Minimising the stress caused by the practicalities and hassle of selling a house will make it easier to cope with your emotions. You’ll be less fraught and will have the energy and strength to cope with those little wobbles.
Start by assessing your finances and make sure you have a clear understanding of the costs involved in selling. Scout out the best deals from estate agents and speak to a solicitor about the fees you’re liable to pay as the seller. Consider what a realistic sale price is and plan a budget for your next move — be that into rented accommodation or buying a new home.
Create a checklist of information you need to gather for the buyer and make sure this is all to hand as early as possible. This will prevent delays later in the process when the buyer’s solicitor demands proof of the chimney being swept or an energy rating certificate you don’t have.

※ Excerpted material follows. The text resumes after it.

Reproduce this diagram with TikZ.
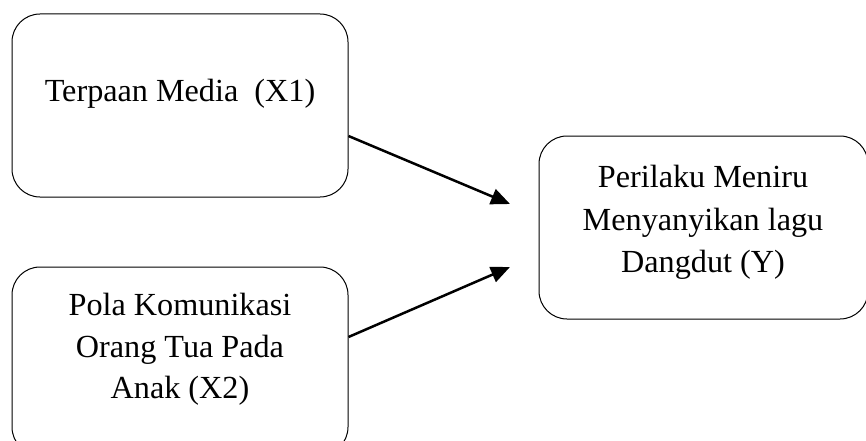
\documentclass[tikz,border=0pt]{standalone}
\usepackage{fontspec}
\setmainfont{Liberation Serif}
\usetikzlibrary{arrows.meta}
\begin{document}
\begin{tikzpicture}[x=1pt,y=-1pt,
  boxstyle/.style={draw=black, line width=1pt, rounded corners=28pt, inner sep=0pt},
  txt/.style={font=\fontsize{32.2}{42}\selectfont, anchor=base, inner sep=0pt},
  arr/.style={line width=2.5pt, -{Triangle[length=19pt,width=16pt]}}]
\clip (0,0) rectangle (866,441);
\node[boxstyle, minimum width=336pt, minimum height=183pt] (b1) at (180,105.5) {};
\node[boxstyle, minimum width=336pt, minimum height=188pt] (b2) at (180,361) {};
\node[boxstyle, minimum width=329pt, minimum height=183pt] (b3) at (703.5,227.5) {};
\node[txt] (t1) at (180,102) {Terpaan Media\ \ (X1)};
\node[txt] (t2a) at (180,315) {Pola Komunikasi};
\node[txt] (t2b) at (180,357) {Orang Tua Pada};
\node[txt] (t2c) at (180,398) {Anak (X2)};
\node[txt] (t3a) at (703,187) {Perilaku Meniru};
\node[txt] (t3b) at (703,230) {Menyanyikan lagu};
\node[txt] (t3c) at (703,272) {Dangdut (Y)};
\coordinate (e1) at (510,204);
\coordinate (e2) at (510,267);
\draw[arr] ([yshift=-30.5pt]b1.east) -- (e1);
\draw[arr] ([yshift=24pt]b2.east) -- (e2);
\end{tikzpicture}
\end{document}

Plan your next move — start browsing for accommodation and getting a feel for what you want and can afford. If the right buyer comes along, you need to be ready to act fast.
Remove any emotional triggers you can
If you know selling is going to tug at your heartstrings, consider ways to avoid the most stressful parts of the process. Can’t bear the thought of a lengthy wait for a buyer or strangers traipsing through your home? Consider selling off-market. A reputable quick house sale company can buy your home in a matter of weeks without a single viewing taking place. A bonus of this type of sale is that there are no estate agents, solicitors or surveyors fees to pay.
Homeowners give many different reasons for needing a quick house sale, but they all want to make the process as straightforward and stress-free as possible. A reputable company will take the time to understand your needs and ensure their service is the right one for you.
Focus on your end goal
When you have moments of doubt and sadness, think about why you’re selling. Whether it’s to move on from a negative experience or embrace an exciting new opportunity, focussing on your end goal can help you reset and cope with your emotions.
Write down your goals, hopes and dreams and stick them to the fridge. If you’re a visual person, draw a picture or cut out magazine images of how your new life will look after the house is sold. Keep focussing on the positives of selling and your emotions will be more manageable.
Don’t put your life on hold and focus all your energy on selling the house. Selling can take time and if it’s a painful process, your emotions could become overwhelming without more enjoyable distractions.
Book in regular social events, take up a new hobby and stay physically active. If you find yourself moping around the house waiting for the estate agent to ring, get busy doing something totally unrelated to selling property!
Embrace your emotions
Even if you’re not jumping for joy at the thought of saying goodbye to a home you love, the emotions you experience when selling can give you a whole new perspective on life. Whether you’re leaving behind painful memories of a broken relationship or anxious about moving away from a place you’ve felt comfortable in for years, embrace your emotions. Avoiding or ignoring how we feel rarely works — your feelings will pop right back up again when you least expect it.
Consider keeping a journal and writing down how you feel throughout the sales process. You might be surprised to look back and see how far you’ve come. Putting pen to paper can help us cope with our feelings, accept them and find a way forward. You may even find positives in a situation you felt was hopeless. Walk through your home and enjoy the happy memories you have, even if your current feelings are overwhelmingly ones of sadness. On the day of completion, say goodbye to your home, close the door on any negative emotions and look forward to building a new home you will love even more than the one you’re leaving behind.